Rows from a dataset of charts and code

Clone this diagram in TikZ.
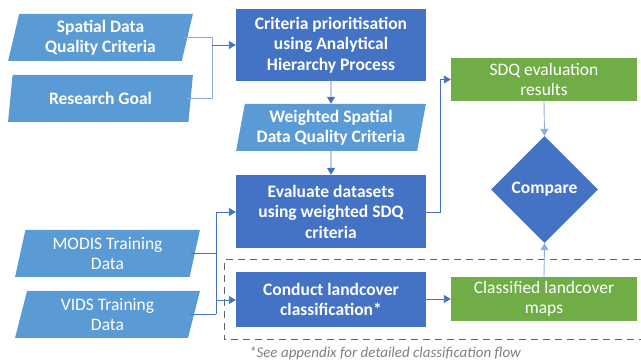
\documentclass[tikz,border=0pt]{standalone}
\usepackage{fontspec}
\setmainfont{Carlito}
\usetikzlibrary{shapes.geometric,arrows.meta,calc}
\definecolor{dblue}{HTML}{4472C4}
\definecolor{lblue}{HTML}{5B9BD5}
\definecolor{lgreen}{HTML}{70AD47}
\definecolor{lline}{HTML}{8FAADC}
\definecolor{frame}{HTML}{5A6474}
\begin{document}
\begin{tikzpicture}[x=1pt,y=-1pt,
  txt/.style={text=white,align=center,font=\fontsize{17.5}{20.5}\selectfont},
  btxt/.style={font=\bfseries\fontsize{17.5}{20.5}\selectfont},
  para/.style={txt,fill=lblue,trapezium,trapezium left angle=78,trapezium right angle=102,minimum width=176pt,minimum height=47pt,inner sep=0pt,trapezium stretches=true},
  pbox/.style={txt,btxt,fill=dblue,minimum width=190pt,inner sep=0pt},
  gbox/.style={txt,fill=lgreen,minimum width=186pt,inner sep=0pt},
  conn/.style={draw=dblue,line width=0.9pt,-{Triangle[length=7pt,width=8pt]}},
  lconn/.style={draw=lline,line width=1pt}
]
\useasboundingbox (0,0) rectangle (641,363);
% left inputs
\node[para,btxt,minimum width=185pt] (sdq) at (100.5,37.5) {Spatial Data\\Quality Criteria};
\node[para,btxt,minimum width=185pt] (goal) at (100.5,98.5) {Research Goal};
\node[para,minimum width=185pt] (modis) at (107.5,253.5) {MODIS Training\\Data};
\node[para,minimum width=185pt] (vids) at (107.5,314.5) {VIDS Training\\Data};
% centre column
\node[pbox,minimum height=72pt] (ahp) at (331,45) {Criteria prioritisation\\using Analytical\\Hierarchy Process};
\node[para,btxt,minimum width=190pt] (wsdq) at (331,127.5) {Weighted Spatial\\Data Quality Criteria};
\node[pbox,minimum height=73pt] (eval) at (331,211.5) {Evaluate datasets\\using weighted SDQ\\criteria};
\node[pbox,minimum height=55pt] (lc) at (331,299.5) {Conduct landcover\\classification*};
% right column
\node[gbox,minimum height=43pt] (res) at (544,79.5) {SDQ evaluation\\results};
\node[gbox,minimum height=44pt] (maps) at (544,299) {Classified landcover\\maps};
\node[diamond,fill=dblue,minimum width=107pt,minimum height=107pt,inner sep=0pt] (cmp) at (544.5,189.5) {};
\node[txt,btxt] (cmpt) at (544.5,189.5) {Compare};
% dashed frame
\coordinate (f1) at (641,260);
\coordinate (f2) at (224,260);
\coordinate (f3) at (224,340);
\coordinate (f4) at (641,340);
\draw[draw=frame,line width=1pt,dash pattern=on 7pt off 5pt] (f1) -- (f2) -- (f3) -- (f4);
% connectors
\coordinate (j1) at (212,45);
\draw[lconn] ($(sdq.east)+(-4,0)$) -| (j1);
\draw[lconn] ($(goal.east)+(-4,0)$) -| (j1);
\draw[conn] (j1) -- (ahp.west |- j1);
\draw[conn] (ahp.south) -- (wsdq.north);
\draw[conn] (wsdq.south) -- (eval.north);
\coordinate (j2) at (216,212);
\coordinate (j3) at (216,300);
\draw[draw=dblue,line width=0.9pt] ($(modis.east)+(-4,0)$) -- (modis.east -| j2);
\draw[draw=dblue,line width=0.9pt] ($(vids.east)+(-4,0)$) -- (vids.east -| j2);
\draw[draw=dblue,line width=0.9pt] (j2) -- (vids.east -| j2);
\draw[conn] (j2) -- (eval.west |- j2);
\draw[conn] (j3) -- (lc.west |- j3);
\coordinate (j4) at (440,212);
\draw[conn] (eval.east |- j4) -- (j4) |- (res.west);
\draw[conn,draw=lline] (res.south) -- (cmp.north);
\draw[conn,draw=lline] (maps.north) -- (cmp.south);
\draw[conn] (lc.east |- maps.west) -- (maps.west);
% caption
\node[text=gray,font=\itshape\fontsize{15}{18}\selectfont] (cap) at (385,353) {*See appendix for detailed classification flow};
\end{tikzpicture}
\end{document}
...
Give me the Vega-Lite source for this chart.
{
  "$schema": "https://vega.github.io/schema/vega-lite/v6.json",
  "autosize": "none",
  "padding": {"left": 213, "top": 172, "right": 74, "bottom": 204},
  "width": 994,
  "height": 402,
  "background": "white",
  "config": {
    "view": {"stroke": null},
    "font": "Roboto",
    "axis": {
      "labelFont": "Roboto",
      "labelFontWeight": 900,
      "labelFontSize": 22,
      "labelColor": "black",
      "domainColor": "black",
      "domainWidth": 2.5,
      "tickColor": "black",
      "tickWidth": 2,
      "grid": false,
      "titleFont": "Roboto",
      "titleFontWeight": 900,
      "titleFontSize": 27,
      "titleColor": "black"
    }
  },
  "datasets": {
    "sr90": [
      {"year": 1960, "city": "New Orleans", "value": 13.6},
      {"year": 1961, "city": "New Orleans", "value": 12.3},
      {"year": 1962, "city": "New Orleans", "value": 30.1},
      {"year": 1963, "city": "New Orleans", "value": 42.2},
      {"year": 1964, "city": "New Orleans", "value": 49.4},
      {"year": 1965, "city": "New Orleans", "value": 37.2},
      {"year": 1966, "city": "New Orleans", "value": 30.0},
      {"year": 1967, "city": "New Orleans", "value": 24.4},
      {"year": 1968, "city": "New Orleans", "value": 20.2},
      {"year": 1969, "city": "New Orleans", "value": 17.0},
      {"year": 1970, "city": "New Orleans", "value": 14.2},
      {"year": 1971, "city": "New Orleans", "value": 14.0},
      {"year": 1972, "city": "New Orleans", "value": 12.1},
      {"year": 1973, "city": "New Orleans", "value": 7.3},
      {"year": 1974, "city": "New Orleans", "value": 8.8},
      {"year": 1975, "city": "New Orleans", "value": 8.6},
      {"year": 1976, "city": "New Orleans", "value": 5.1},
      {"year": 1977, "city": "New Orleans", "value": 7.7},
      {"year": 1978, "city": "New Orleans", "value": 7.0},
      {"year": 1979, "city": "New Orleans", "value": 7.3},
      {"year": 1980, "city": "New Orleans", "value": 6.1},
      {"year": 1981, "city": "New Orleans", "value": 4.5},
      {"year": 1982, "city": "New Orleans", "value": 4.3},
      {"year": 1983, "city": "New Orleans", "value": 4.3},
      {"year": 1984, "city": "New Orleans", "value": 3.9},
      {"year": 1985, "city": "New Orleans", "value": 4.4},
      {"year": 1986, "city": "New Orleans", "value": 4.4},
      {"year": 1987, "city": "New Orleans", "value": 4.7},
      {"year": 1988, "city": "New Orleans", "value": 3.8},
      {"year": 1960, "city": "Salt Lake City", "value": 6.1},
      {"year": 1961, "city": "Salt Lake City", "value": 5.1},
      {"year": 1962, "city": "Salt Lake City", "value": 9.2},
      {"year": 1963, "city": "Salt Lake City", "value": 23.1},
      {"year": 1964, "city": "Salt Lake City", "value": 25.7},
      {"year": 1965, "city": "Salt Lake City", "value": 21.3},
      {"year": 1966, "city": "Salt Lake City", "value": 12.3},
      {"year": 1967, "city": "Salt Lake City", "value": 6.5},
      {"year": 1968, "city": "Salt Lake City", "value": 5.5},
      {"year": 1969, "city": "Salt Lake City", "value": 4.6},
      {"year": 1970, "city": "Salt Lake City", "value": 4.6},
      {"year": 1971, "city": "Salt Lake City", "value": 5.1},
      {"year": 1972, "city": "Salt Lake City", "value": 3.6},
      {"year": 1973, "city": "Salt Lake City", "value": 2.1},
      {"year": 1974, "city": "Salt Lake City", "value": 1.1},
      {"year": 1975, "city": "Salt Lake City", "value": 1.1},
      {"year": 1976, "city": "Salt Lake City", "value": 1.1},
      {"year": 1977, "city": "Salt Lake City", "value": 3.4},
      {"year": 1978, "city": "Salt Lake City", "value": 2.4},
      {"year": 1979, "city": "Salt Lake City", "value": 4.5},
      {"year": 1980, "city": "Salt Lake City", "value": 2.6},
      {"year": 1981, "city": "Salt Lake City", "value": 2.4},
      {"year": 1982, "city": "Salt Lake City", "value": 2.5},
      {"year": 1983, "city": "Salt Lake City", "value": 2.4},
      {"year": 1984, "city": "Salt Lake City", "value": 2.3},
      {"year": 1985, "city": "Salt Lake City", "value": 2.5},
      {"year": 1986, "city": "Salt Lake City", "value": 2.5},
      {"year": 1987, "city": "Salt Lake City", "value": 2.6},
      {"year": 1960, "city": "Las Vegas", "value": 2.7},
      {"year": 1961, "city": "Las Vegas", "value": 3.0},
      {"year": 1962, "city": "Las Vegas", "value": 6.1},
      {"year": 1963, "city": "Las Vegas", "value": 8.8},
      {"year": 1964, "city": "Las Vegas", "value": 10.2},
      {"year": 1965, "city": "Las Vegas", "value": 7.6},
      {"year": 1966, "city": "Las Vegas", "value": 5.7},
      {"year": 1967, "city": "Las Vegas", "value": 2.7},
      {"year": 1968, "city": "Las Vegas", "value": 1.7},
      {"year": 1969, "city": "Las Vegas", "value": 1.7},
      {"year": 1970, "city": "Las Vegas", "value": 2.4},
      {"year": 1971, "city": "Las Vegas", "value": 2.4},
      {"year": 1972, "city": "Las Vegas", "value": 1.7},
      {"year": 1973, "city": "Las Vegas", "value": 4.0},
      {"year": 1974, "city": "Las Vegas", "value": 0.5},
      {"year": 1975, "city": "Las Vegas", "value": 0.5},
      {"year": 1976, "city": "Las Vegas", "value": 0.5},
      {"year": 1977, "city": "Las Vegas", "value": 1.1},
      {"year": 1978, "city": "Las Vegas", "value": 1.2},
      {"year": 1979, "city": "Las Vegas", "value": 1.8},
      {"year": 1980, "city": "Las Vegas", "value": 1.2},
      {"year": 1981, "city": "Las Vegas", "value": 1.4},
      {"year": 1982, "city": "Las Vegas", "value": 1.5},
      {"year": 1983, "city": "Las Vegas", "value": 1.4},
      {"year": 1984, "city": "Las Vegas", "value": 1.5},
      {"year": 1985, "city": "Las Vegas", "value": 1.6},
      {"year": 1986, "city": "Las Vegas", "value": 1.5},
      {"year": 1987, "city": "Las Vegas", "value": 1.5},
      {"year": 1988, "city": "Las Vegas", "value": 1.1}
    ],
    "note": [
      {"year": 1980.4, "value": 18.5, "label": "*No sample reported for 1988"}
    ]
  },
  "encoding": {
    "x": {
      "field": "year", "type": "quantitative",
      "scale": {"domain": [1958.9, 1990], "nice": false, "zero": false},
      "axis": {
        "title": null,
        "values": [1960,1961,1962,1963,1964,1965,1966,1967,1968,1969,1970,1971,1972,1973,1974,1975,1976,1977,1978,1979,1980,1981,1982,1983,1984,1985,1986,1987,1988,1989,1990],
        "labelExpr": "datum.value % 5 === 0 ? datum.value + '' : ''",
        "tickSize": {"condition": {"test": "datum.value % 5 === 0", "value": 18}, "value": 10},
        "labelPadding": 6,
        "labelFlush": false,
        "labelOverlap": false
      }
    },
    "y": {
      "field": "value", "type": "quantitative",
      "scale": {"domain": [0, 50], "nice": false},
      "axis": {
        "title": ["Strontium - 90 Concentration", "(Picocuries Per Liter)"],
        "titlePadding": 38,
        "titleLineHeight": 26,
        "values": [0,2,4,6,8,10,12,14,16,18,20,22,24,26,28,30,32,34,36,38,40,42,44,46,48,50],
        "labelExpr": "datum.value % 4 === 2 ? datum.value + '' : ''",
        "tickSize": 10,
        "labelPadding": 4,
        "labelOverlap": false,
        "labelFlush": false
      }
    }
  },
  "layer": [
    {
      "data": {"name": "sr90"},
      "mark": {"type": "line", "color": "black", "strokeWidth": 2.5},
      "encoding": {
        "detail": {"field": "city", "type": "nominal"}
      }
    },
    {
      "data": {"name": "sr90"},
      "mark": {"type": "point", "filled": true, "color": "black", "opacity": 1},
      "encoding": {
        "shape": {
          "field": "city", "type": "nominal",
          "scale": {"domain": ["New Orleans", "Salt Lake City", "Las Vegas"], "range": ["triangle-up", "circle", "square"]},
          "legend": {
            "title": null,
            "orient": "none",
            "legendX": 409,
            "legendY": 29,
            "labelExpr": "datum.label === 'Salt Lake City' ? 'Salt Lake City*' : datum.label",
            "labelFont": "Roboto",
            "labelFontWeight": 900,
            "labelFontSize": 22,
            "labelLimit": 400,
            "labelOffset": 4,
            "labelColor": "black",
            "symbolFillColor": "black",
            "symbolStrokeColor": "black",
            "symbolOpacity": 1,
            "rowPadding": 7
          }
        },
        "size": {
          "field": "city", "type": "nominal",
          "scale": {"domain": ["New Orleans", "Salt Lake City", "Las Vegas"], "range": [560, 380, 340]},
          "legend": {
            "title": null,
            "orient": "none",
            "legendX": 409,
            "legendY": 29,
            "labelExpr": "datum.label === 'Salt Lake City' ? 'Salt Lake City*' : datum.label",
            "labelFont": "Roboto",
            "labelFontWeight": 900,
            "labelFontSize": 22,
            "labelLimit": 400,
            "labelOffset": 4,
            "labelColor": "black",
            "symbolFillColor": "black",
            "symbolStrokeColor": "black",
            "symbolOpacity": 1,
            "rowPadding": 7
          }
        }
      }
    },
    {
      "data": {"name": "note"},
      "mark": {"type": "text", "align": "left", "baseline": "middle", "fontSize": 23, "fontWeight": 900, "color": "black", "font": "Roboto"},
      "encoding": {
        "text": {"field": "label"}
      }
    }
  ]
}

| GIVEN REQUEST |
From the data above, gather every line that includes the word "this".

| FINAL ANSWER |
Clone this diagram in TikZ.
Give me the Vega-Lite source for this chart.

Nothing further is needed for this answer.